The full list of the needs can be found at: https://wiki.onap.org/plugins/servlet/mobile?contentId=1015829#content/view/15998867
Security:
Per project:
- Level 0: None
- Level 1: CII Passing badge
- Level 2: CII Silver badge, plus:
- All internal/external system communications shall be able to be encrypted.
- All internal/external service calls shall have common role-based access control and authorization.
- Level 3: CII Gold badge
Per Release:
- Level 1 70% of the projects included in the release at passing badge level
- with non-passing projects reaching 80% towards passing level.
- Non passing projects MUST pass these specific criteria
- <insert top 3 here>
- candidates to include are:
- The project MUST have a public website with a stable URL. (The badging application enforces this by requiring a URL to create a badge entry.)
- The project website MUST succinctly describe what the software does (what problem does it solve?).
- The software produced by the project MUST be released as FLOSS.
- The project MUST post the license(s) of its results in a standard location in their source repository. (URL required for "met".)
- The project MUST provide basic documentation for the software produced by the project.
- The project MUST provide reference documentation that describes the external interface (both input and output) of the software produced by the project.
- The project MUST have a version-controlled source repository that is publicly readable and has a URL.
- The project results MUST have a unique version identifier for each release intended to be used by users.
- The release notes MUST identify every publicly known vulnerability that is fixed in each new release. This is "N/A" if there are no release notes or there have been no publicly known vulnerabilities. (N/A allowed.) (Justification required for "N/A".)

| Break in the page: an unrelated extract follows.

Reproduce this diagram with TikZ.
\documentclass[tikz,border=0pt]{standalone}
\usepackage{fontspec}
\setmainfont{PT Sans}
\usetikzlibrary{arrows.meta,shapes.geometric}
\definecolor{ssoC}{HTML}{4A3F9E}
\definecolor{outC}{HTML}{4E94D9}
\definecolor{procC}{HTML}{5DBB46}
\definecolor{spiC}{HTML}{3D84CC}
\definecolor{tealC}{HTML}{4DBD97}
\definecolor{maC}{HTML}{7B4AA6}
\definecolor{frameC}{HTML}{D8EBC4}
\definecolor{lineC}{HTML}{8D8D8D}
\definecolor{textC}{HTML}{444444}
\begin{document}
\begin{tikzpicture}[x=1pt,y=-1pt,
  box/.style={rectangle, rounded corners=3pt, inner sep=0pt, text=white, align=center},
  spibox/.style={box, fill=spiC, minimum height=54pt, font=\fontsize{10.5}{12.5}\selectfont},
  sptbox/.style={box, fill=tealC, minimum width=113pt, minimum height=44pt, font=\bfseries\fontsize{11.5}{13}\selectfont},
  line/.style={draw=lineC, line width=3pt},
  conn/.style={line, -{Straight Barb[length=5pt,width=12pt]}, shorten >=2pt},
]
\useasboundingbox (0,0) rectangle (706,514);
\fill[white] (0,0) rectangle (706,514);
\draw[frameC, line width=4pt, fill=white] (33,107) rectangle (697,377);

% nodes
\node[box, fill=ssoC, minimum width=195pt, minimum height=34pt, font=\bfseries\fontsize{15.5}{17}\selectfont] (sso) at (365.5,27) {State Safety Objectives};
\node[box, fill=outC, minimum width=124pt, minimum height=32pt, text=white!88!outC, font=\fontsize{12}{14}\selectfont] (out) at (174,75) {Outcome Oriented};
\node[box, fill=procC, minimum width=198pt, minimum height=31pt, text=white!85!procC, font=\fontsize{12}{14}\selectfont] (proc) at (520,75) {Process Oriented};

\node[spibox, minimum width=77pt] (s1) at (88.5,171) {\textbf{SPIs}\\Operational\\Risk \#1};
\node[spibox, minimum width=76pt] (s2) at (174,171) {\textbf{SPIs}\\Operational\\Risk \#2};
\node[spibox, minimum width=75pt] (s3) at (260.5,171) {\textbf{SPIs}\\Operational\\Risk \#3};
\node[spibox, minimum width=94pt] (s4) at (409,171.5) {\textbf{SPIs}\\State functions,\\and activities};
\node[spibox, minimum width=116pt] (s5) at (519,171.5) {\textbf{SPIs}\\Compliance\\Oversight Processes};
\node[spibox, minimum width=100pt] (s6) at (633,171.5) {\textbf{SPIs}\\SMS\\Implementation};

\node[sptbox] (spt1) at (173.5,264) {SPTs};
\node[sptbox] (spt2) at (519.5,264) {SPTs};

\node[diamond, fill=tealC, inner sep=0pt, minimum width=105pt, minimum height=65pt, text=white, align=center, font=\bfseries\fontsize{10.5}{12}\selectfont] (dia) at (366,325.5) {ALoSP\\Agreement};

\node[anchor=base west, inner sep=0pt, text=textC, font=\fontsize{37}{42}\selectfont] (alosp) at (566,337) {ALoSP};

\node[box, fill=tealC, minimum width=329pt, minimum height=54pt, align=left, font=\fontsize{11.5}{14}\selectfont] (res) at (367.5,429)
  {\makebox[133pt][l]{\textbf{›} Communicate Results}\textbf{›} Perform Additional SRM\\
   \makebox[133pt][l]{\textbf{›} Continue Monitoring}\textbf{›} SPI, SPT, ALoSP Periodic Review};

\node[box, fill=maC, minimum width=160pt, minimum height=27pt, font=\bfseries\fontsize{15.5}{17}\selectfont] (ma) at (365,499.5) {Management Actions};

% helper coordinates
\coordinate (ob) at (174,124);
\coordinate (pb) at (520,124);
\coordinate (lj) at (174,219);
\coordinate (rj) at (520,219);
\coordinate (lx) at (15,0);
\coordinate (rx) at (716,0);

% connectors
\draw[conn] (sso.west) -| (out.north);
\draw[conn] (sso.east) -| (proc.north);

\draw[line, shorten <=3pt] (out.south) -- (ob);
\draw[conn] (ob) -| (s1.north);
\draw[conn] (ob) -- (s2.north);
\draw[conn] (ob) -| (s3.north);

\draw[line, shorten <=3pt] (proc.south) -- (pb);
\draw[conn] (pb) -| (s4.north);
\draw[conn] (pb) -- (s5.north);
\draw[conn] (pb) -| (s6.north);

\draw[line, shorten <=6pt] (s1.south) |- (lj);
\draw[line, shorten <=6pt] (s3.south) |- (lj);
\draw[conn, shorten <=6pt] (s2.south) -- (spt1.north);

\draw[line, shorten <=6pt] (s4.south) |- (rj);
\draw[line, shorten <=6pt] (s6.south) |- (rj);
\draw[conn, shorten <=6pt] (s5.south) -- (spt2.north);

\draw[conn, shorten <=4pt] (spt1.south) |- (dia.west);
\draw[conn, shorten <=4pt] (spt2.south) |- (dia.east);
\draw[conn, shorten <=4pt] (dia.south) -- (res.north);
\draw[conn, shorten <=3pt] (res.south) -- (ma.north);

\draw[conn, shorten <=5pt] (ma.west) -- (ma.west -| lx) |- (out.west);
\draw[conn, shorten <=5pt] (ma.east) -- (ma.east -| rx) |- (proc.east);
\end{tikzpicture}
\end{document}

- If the software produced by the project requires building for use, the project MUST provide a working build system that can automatically rebuild the software from source code.
- The project MUST enable one or more compiler warning flags, a "safe" language mode, or use a separate "linter" tool to look for code quality errors or common simple mistakes, if there is at least one FLOSS tool that can implement this criterion in the selected language. (N/A allowed.)
- The project MUST have at least one primary developer who knows how to design secure software.
- At least one of the project's primary developers MUST know of common kinds of errors that lead to vulnerabilities in this kind of software, as well as at least one method to counter or mitigate each of them.
- The software produced by the project MUST use, by default, only cryptographic protocols and algorithms that are publicly published and reviewed by experts (if cryptographic protocols and algorithms are used).
- If the software produced by the project is an application or library, and its primary purpose is not to implement cryptography, then it SHOULD only call on software specifically designed to implement cryptographic functions; it SHOULD NOT re-implement its own.
- The security mechanisms within the software produced by the project MUST use default keylengths that at least meet the NIST minimum requirements through the year 2030 (as stated in 2012). It MUST be possible to configure the software so that smaller keylengths are completely disabled.
- The default security mechanisms within the software produced by the project MUST NOT depend on broken cryptographic algorithms (e.g., MD4, MD5, single DES, RC4, Dual_EC_DRBG) or use cipher modes that are inappropriate to the context (e.g., ECB mode is almost never appropriate because it reveals identical blocks within the ciphertext as demonstrated by the ECB penguin, and CTR mode is often inappropriate because it does not perform authentication and causes duplicates if the input state is repeated).
- The default security mechanisms within the software produced by the project SHOULD NOT depend on cryptographic algorithms or modes with known serious weaknesses (e.g., the SHA-1 cryptographic hash algorithm or the CBC mode in SSH).
- If the software produced by the project causes the storing of passwords for authentication of external users, the passwords MUST be stored as iterated hashes with a per-user salt by using a key stretching (iterated) algorithm (e.g., PBKDF2, Bcrypt or Scrypt).
- The security mechanisms within the software produced by the project MUST generate all cryptographic keys and nonces using a cryptographically secure random number generator, and MUST NOT do so using generators that are cryptographically insecure.
- There MUST be no unpatched vulnerabilities of medium or high severity that have been publicly known for more than 60 days.
- Projects SHOULD fix all critical vulnerabilities rapidly after they are reported.
- The public repositories MUST NOT leak a valid private credential (e.g., a working password or private key) that is intended to limit public access.
- At least one static code analysis tool MUST be applied to any proposed major production release of the software before its release, if there is at least one FLOSS tool that implements this criterion in the selected language.
- All medium and high severity exploitable vulnerabilities discovered with static code analysis MUST be fixed in a timely way after they are confirmed.
- It is SUGGESTED that at least one dynamic analysis tool be applied to any proposed major production release of the software before its release.
- All medium and high severity exploitable vulnerabilities discovered with dynamic code analysis MUST be fixed in a timely way after they are confirmed. (N/A allowed.)
- Level 2 70% of the projects in the release passing silver
- with non-silver projects completed passing level and 80% towards silver level
- Level 3 70% of the projects included in the release passing gold
- with non-gold projects achieving silver level and achieving 80% towards gold level
- Level 4: 100% of the projects in the release passing gold level.
Examples of uses cases that people may want to see solved.
5. Examples of secure communication between ONAP components
6. Examples of security communiation between ONAP and other components.
7. User provisioning, and relation to access to other systems.